Faithful or adulterous?

It was not until 1989, ten years after Corinna Bille’s death, that Maurice Chappaz had the novel, which was part of his wife’s estate, published by the Lausanne-based company “Editions 24 heures”. The author of this article asked Maurice Chappaz in 2008 whether he had been jealous of the fisherman. “I wasn’t jealous because I knew nothing about it,” he replied. “I only found out when I was preparing the novel for publication. But I don’t believe she was really unfaithful. We both knew we could trust one another.”

This does not completely concur with remarks made by Corinna Bille in a later text: “I was unfaithful – in thought if not in deed – and this barely stopped for years. Always madly in love with someone! It was my morphine or LSD, but I have to say that this fantasy helped me to get through life.”

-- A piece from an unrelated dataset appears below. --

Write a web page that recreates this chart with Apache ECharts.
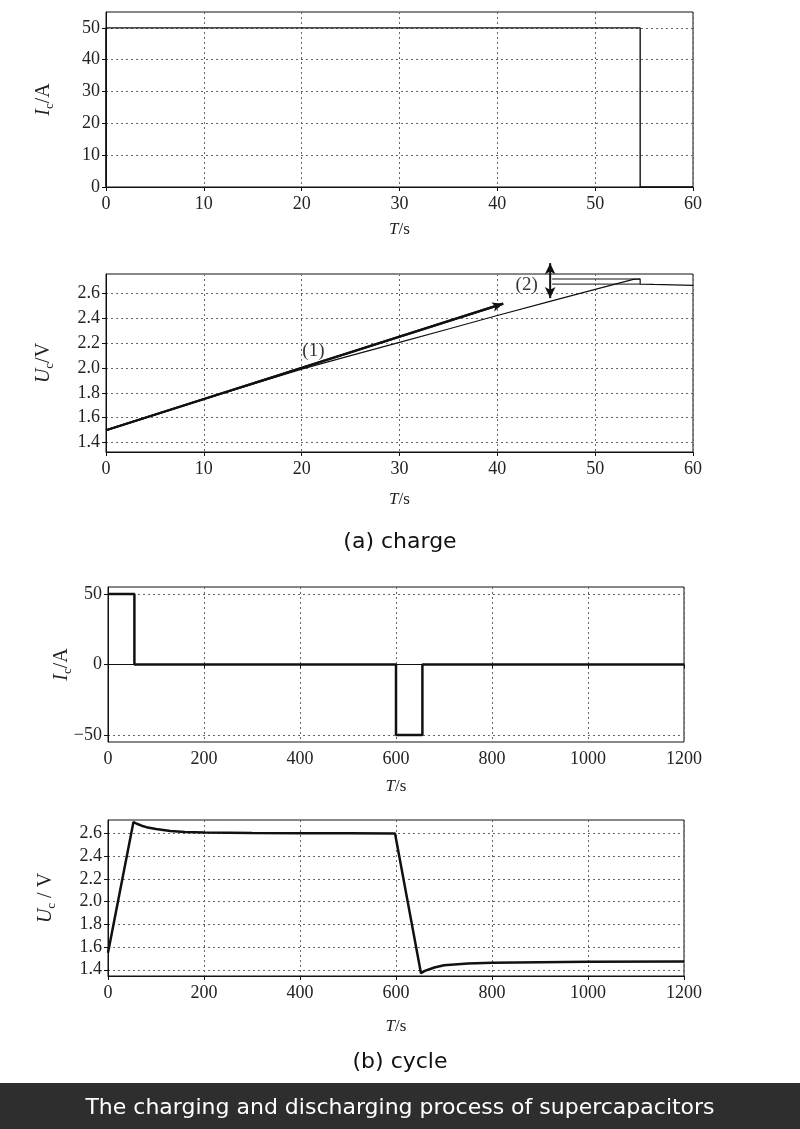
<!DOCTYPE html>
<html><head><meta charset="utf-8">
<script src="https://cdn.jsdelivr.net/npm/echarts@6/dist/echarts.min.js"></script>
<style>html,body{margin:0;padding:0;background:#fff}#c{width:800px;height:1129px}</style>
</head><body><div id="c"></div>
<script>
// (a) charge: current
const chargeT = [0, 0, 54.6, 54.6, 60];
const chargeI = [0, 50, 50, 0, 0];
// (a) charge: voltage, ideal line (1)
const idealT = [0, 40.6];
const idealU = [1.5, 2.515];
// (a) charge: voltage, measured curve
const measT = [0, 5, 10, 15, 20, 25, 30, 35, 40, 45, 50, 53.9, 54.6, 54.6, 56, 58, 60];
const measU = [1.5, 1.625, 1.748, 1.87, 1.99, 2.098, 2.205, 2.312, 2.42, 2.525, 2.63, 2.71, 2.713, 2.672, 2.669, 2.665, 2.661];
// (2) annotation
const refT = [45.6, 54.6];
const refHigh = 2.713, refLow = 2.672;
const arrowT = 45.4, arrowU = [2.56, 2.84];
// (b) cycle: current
const cycleT = [0, 55, 55, 600, 600, 655, 655, 1200];
const cycleI = [50, 50, 0, 0, -50, -50, 0, 0];
// (b) cycle: voltage
const cycT = [0, 53, 60, 70, 80, 100, 130, 160, 200, 300, 400, 500, 598, 652, 660, 680, 700, 750, 800, 900, 1000, 1200];
const cycU = [1.55, 2.70, 2.685, 2.668, 2.655, 2.638, 2.622, 2.613, 2.607, 2.603, 2.602, 2.601, 2.6, 1.37, 1.39, 1.42, 1.44, 1.455, 1.462, 1.467, 1.47, 1.473];
// tick labels
const ticksI1 = [0, 10, 20, 30, 40, 50];
const ticksU = [1.4, 1.6, 1.8, 2.0, 2.2, 2.4, 2.6];
const ticksI2 = [-50, 0, 50];

const zip = (a, b) => a.map((v, i) => [v, b[i]]);
const SERIF = 'Liberation Serif';
const INK = '#111';
const LBL = 18;

const split = { show: true, lineStyle: { color: '#666', type: [2, 3], width: 1 } };
function xAxis(gi, max, interval, gap) {
  return {
    gridIndex: gi, type: 'value', min: 0, max: max, interval: interval,
    name: '{i|T}{n|/s}', nameLocation: 'middle', nameGap: gap,
    nameTextStyle: { rich: { i: { fontFamily: SERIF, fontStyle: 'italic', fontSize: 17, color: '#222' }, n: { fontFamily: SERIF, fontSize: 17, color: '#222' } } },
    axisLine: { show: true, lineStyle: { color: INK, width: 1 } },
    axisTick: { show: true, inside: false, length: 4, lineStyle: { color: INK } },
    axisLabel: { fontFamily: SERIF, fontSize: LBL, color: '#222', margin: 8, formatter: v => String(Math.round(v)) },
    splitLine: split
  };
}
function yAxis(gi, min, max, ticks, nameTxt, gap, fmt) {
  return {
    gridIndex: gi, type: 'value', min: min, max: max,
    name: nameTxt, nameLocation: 'middle', nameGap: gap, nameRotate: 90, nameMoveOverlap: false,
    nameTextStyle: { rich: {
      i: { fontFamily: SERIF, fontStyle: 'italic', fontSize: 20, color: '#222', lineHeight: 24 },
      s: { fontFamily: SERIF, fontSize: 13, color: '#222', lineHeight: 13, verticalAlign: 'bottom' },
      n: { fontFamily: SERIF, fontSize: 20, color: '#222', lineHeight: 24 }
    } },
    axisLine: { show: true, lineStyle: { color: INK, width: 1 } },
    axisTick: { show: true, inside: false, length: 4, lineStyle: { color: INK }, customValues: ticks },
    axisLabel: { fontFamily: SERIF, fontSize: LBL, color: '#222', margin: 6, customValues: ticks, formatter: fmt },
    splitLine: split
  };
}
const f1 = v => v.toFixed(1);
const f0 = v => String(Math.round(v)).replace('-', '\u2212');

const chart = echarts.init(document.getElementById('c'), null, { renderer: 'canvas' });
const gridBase = { show: true, borderColor: INK, borderWidth: 1, containLabel: false, outerBoundsMode: 'none' };
chart.setOption({
  animation: false,
  backgroundColor: '#fff',
  grid: [
    Object.assign({ left: 106, top: 12, width: 587, height: 175 }, gridBase),
    Object.assign({ left: 106, top: 274, width: 587, height: 178 }, gridBase),
    Object.assign({ left: 108, top: 587, width: 576, height: 155 }, gridBase),
    Object.assign({ left: 108, top: 820, width: 576, height: 156 }, gridBase)
  ],
  xAxis: [xAxis(0, 60, 10, 34), xAxis(1, 60, 10, 39), xAxis(2, 1200, 200, 36), xAxis(3, 1200, 200, 42)],
  yAxis: [
    yAxis(0, 0, 55, ticksI1, '{i|I}{s|c}{n|/A}', 50, f0),
    yAxis(1, 1.325, 2.753, ticksU, '{i|U}{s|c}{n|/V}', 50, f1),
    yAxis(2, -55, 55, ticksI2, '{i|I}{s|c}{n|/A}', 34, f0),
    yAxis(3, 1.345, 2.718, ticksU, '{i|U}{s|c}{n| / V}', 50, f1)
  ],
  series: [
    { type: 'line', xAxisIndex: 0, yAxisIndex: 0, data: zip(chargeT, chargeI), showSymbol: false, lineStyle: { color: INK, width: 1.4 } },
    { type: 'line', xAxisIndex: 1, yAxisIndex: 1, data: zip(measT, measU), showSymbol: false, lineStyle: { color: INK, width: 1.2 } },
    { type: 'line', xAxisIndex: 1, yAxisIndex: 1, data: zip(idealT, idealU), showSymbol: false, lineStyle: { color: INK, width: 2.2 },
      markLine: { silent: true, symbol: ['none', 'arrow'], symbolSize: [7, 11], label: { show: false },
        lineStyle: { color: INK, width: 2.2, type: 'solid' },
        data: [[{ coord: [idealT[0], idealU[0]] }, { coord: [idealT[1], idealU[1]] }]] } },
    { type: 'line', xAxisIndex: 1, yAxisIndex: 1, data: zip(refT, [refHigh, refHigh]), showSymbol: false, lineStyle: { color: INK, width: 1 } },
    { type: 'line', xAxisIndex: 1, yAxisIndex: 1, data: zip(refT, [refLow, refLow]), showSymbol: false, lineStyle: { color: INK, width: 1 } },
    { type: 'line', xAxisIndex: 1, yAxisIndex: 1, clip: false, showSymbol: true, symbol: 'arrow', symbolSize: [8, 11],
      itemStyle: { color: INK },
      data: [{ value: [arrowT, arrowU[1]], symbolRotate: 0 }, { value: [arrowT, arrowU[0]], symbolRotate: 180 }],
      lineStyle: { color: INK, width: 2 } },
    { type: 'scatter', xAxisIndex: 1, yAxisIndex: 1, symbolSize: 0, silent: true,
      data: [{ value: [21.2, 2.135], name: '(1)' }, { value: [43.0, 2.667], name: '(2)' }],
      label: { show: true, position: 'inside', formatter: p => p.name, fontFamily: SERIF, fontSize: 19, color: '#000' } },
    { type: 'line', xAxisIndex: 2, yAxisIndex: 2, data: zip(cycleT, cycleI), showSymbol: false, lineStyle: { color: INK, width: 2.5 } },
    { type: 'line', xAxisIndex: 3, yAxisIndex: 3, data: zip(cycT, cycU), showSymbol: false, lineStyle: { color: INK, width: 2.5 } }
  ],
  graphic: [
    { type: 'text', left: 'center', top: 531, style: { text: '(a) charge', font: '22px "DejaVu Sans"', fill: '#111' } },
    { type: 'text', left: 'center', top: 1051, style: { text: '(b) cycle', font: '22px "DejaVu Sans"', fill: '#111' } },
    { type: 'rect', left: 0, top: 1083, shape: { width: 800, height: 46 }, style: { fill: '#2e2e2e' } },
    { type: 'text', left: 'center', top: 1097, style: { text: 'The charging and discharging process of supercapacitors', font: '22px "DejaVu Sans"', fill: '#fff' } }
  ]
});
</script></body></html>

“Back in her room, Marthe found a brown comb in her bathing towel, Marceau’s comb. It had an unusual aroma, both bitter and sweet. No, she was not disgusted by it. “It shows that this man is familiar to me.” Bewildered, she asked herself: “Am I falling in love with him? That’s impossible!” But she knew it was very possible, and an exhilarating shiver passed over her.”

From chapter three of “Œil-de-mer”.

Bibliography: “Œil-de-mer” is available in French from “Editions de L’Aire”, Vevey. The Corinna Bille reader in German “Das Vergnügen, eine eigene neue Welt in der Hand zu halten”, Reprinted by Huber No. 25, Huber-Verlag, Frauenfeld 2008, published by Charles Linsmayer, contains a chapter from the novel and an article on its background (translation by Hilde Fieguth).